The fellowship is a new program from Amazon that supports universities and researchers focused on transformative voice technologies, such as text-to-speech, natural language understanding, automatic speech recognition and conversational artificial intelligence. Amazon named the fellowship program for Alexa, its voice service that powers devices, such as Amazon Echo.

Ran Zhao

Zhao, who hopes to complete his Ph.D. in language and information technology next year, earned a bachelor’s degree in computer science at the University of Illinois, Urbana-Champaign, and a master’s degree at Yale University.

As part of the fellowship program, Amazon is providing Alexa-enabled devices for use this spring in an LTI project course, Dialogue Systems, taught by Alex Rudnicky, research professor emeritus, and Alan Black, professor of language technologies, with assistance from Zhao.
Rudnicky said the course will task students with creating new voice applications, or skills, for Alexa.

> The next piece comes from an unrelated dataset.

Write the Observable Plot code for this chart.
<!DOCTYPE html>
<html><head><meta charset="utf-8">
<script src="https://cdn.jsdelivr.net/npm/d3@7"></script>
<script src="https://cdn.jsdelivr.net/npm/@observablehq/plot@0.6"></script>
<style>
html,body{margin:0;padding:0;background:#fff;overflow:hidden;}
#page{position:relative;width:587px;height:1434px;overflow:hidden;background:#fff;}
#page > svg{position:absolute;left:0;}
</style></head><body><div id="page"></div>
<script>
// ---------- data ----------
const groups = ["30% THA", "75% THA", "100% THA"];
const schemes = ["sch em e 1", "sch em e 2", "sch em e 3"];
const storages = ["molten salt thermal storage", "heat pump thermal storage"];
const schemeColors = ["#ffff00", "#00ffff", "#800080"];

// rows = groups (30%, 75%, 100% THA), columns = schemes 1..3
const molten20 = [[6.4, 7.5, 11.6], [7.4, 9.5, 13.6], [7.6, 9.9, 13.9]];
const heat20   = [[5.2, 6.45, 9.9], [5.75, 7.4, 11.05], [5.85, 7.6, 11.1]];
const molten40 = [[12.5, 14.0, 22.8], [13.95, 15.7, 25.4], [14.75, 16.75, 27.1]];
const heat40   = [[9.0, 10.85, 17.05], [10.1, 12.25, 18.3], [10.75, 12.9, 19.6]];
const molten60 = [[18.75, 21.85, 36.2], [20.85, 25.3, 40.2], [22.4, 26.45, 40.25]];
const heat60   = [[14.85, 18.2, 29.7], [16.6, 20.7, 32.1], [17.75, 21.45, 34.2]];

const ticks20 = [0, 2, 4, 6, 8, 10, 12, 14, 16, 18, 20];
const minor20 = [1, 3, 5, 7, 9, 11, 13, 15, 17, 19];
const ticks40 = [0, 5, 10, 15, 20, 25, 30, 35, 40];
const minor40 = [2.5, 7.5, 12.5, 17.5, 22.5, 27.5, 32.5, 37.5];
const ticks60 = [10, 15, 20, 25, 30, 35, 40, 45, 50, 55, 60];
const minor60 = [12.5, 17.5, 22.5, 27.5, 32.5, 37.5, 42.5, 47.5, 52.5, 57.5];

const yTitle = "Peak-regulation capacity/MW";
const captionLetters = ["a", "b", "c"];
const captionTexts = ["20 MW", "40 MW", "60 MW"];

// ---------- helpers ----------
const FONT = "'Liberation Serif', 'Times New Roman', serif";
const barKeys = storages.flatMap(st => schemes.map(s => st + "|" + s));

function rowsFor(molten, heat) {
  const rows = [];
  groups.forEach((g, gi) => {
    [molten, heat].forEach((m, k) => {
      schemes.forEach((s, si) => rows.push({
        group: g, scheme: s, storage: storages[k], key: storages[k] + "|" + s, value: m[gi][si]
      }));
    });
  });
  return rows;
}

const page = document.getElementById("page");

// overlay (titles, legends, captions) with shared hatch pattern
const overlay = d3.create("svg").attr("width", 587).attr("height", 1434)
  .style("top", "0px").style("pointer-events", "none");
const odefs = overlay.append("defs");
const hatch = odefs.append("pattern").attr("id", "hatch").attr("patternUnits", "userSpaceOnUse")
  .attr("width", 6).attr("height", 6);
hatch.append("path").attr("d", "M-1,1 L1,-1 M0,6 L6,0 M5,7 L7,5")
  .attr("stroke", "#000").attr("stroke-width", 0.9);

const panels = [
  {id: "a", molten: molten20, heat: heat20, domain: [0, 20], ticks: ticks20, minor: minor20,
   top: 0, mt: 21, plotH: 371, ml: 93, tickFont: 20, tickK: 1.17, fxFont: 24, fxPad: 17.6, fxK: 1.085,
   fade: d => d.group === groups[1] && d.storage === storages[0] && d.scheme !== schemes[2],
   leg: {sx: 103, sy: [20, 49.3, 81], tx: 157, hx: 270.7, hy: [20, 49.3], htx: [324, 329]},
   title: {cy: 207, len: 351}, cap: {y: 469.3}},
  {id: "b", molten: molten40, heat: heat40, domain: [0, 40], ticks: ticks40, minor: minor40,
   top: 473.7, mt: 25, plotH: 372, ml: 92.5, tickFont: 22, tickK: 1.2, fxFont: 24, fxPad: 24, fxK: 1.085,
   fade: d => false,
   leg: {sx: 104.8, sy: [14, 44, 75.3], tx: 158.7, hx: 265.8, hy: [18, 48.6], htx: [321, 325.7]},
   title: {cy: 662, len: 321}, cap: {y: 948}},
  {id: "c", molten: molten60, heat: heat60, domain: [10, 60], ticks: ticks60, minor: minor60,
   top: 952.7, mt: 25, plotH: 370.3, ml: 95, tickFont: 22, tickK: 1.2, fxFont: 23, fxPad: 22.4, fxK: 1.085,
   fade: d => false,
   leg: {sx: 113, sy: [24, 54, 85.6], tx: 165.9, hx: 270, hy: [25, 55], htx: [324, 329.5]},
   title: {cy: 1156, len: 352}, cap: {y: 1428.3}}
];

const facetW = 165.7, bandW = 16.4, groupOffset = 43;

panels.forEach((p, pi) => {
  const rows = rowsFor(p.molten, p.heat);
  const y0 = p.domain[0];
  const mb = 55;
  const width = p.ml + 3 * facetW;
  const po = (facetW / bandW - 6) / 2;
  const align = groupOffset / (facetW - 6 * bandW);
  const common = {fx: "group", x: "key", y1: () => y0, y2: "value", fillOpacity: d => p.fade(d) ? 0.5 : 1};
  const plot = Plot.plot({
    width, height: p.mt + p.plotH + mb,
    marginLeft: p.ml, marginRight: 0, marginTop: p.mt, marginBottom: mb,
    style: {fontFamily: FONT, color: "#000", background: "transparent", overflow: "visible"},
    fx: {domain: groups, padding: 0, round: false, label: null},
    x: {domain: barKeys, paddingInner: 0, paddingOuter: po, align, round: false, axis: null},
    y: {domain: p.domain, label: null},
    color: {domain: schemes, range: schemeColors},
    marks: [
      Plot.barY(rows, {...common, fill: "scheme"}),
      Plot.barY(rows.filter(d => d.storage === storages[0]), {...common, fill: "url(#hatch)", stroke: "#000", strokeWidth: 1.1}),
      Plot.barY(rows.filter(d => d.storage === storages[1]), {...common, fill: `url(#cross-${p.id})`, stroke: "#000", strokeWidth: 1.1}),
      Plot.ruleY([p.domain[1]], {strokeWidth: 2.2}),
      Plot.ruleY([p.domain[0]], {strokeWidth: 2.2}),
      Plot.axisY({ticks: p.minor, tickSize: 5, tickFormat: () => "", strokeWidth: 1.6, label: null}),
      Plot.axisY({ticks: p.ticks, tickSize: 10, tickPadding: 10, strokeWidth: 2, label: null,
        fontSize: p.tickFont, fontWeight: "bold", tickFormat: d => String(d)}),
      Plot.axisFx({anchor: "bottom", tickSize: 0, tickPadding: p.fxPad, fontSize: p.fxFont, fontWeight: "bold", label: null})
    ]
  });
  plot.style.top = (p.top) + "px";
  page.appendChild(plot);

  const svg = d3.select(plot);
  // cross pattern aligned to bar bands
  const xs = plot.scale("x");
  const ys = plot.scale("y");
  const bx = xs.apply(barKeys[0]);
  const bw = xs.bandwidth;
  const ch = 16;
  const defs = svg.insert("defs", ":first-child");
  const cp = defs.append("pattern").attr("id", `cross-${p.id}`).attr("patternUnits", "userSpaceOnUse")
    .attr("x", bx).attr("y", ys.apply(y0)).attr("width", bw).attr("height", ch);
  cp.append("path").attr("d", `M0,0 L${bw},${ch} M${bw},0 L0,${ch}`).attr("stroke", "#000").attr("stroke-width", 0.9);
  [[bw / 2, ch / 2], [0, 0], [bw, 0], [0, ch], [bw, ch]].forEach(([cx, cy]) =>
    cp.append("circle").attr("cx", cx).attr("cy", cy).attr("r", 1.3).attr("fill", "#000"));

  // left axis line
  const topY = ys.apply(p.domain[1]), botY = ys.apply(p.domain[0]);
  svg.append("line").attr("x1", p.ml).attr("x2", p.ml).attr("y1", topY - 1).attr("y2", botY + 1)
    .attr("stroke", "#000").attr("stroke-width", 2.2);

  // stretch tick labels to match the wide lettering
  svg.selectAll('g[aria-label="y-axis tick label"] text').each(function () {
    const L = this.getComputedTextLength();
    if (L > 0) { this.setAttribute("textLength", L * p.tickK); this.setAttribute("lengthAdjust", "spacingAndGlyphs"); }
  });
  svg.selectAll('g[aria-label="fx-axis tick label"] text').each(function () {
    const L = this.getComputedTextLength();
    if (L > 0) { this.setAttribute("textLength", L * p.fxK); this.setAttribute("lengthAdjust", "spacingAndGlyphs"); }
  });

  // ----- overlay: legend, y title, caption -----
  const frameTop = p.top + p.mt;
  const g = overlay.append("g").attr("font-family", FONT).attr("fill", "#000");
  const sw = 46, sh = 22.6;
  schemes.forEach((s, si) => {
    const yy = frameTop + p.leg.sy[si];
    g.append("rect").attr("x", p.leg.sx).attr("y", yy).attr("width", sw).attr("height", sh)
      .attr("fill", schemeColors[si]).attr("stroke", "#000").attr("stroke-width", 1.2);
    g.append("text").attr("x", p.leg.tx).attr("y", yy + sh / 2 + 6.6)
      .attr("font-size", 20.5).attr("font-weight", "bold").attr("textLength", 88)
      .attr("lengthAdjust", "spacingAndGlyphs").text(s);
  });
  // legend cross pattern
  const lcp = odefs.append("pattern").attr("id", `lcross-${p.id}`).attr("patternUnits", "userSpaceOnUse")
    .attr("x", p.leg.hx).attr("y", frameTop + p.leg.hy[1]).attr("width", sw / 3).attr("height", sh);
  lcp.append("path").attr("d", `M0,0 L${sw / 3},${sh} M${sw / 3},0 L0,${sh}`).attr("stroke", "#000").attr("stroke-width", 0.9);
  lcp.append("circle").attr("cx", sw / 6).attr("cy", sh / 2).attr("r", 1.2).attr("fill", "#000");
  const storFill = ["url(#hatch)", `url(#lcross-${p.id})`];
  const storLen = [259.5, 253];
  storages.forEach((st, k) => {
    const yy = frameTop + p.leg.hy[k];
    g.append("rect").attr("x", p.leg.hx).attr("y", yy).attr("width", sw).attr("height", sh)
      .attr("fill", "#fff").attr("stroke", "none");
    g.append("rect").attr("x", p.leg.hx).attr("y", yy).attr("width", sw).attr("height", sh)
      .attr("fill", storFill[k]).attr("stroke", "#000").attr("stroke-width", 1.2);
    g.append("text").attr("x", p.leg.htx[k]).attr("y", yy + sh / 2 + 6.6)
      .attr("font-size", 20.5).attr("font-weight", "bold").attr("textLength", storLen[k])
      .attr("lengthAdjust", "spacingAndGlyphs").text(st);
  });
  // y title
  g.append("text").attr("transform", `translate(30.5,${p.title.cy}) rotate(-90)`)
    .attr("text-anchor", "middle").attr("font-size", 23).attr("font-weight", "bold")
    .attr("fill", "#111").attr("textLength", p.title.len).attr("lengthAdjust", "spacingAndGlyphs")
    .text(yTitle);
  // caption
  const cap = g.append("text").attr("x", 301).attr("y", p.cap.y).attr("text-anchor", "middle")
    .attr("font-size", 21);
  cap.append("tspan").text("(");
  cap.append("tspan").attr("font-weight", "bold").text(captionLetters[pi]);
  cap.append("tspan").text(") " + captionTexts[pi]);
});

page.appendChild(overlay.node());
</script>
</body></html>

Eighteen students are enrolled — larger than the typical number for this project course.

“It’s a moment in time when voice interaction is a matter of increased interest,” Rudnicky said.
With a number of voice-enabled systems now on the market, researchers are interested in pushing the technology as far as possible, while companies look both for new applications and new graduates who are accustomed to developing dialogue systems.

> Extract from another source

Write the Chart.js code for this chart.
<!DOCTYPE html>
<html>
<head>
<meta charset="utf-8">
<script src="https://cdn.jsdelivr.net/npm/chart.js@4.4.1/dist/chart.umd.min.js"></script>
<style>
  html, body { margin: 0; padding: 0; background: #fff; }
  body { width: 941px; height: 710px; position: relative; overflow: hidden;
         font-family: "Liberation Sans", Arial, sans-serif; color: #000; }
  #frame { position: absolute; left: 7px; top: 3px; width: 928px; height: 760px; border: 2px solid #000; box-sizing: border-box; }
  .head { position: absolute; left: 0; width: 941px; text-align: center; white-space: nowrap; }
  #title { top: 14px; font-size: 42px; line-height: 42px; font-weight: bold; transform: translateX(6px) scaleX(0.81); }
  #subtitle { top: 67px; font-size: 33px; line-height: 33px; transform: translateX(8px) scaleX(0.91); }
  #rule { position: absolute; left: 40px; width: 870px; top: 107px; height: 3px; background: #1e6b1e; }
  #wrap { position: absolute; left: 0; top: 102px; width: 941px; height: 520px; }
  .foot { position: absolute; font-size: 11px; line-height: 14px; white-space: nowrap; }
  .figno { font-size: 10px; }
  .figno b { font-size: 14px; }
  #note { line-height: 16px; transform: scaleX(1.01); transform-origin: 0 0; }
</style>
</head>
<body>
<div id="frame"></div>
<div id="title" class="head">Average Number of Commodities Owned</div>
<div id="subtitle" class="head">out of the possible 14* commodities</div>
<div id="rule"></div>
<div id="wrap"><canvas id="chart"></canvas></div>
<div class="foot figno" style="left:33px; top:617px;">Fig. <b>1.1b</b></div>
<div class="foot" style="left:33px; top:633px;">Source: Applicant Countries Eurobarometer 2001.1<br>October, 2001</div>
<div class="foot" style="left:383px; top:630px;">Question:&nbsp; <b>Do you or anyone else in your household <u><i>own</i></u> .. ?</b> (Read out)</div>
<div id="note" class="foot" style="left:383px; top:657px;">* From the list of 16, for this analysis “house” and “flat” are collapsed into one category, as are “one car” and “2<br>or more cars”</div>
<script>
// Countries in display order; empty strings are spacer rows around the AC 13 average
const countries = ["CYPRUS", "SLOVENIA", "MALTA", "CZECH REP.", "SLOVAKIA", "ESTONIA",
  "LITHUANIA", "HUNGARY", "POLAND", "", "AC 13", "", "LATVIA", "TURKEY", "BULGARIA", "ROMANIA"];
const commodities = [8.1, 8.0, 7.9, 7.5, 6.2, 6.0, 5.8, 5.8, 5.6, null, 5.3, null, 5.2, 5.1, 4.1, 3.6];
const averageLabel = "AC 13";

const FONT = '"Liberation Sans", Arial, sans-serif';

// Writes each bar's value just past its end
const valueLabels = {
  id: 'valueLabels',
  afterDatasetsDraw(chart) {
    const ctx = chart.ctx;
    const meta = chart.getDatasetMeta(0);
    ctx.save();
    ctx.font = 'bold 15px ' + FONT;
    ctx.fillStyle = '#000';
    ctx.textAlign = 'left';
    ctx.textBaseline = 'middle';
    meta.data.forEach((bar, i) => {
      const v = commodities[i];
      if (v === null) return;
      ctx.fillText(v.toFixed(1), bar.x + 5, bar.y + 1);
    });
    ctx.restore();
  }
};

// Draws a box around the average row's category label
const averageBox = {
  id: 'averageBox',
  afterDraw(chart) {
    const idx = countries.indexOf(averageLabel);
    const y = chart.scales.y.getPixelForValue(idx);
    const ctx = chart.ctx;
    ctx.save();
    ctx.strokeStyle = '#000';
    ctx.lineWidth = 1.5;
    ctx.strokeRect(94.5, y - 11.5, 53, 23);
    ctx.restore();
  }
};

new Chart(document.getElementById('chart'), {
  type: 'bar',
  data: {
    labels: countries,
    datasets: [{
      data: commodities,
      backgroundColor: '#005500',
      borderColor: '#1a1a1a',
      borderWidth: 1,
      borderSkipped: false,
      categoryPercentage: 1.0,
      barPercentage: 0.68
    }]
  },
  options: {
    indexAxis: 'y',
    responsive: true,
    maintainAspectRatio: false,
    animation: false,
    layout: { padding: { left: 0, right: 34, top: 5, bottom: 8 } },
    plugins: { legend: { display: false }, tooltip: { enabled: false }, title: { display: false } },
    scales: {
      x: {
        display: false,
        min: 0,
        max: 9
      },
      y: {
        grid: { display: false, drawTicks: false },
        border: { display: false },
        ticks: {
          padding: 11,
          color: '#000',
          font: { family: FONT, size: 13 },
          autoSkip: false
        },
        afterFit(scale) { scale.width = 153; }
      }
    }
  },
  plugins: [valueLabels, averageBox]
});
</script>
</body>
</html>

In addition to CMU, initial universities are Johns Hopkins University, the University of Southern California and the University of Waterloo.

Rudnicky and Black also each lead a student team sponsored by Amazon that will compete in the inaugural $2.5 million Alexa Prize. The prize competition challenges each team to build a socialbot that can converse coherently and engagingly with humans on a variety of popular topics for 20 minutes.

Rudnicky’s Ruby Star team, Black’s CMU Magnus team and 10 other teams were selected by Amazon to receive a $100,000 research grant and other support for their entries. The judging process will begin in April and will include input from Alexa users.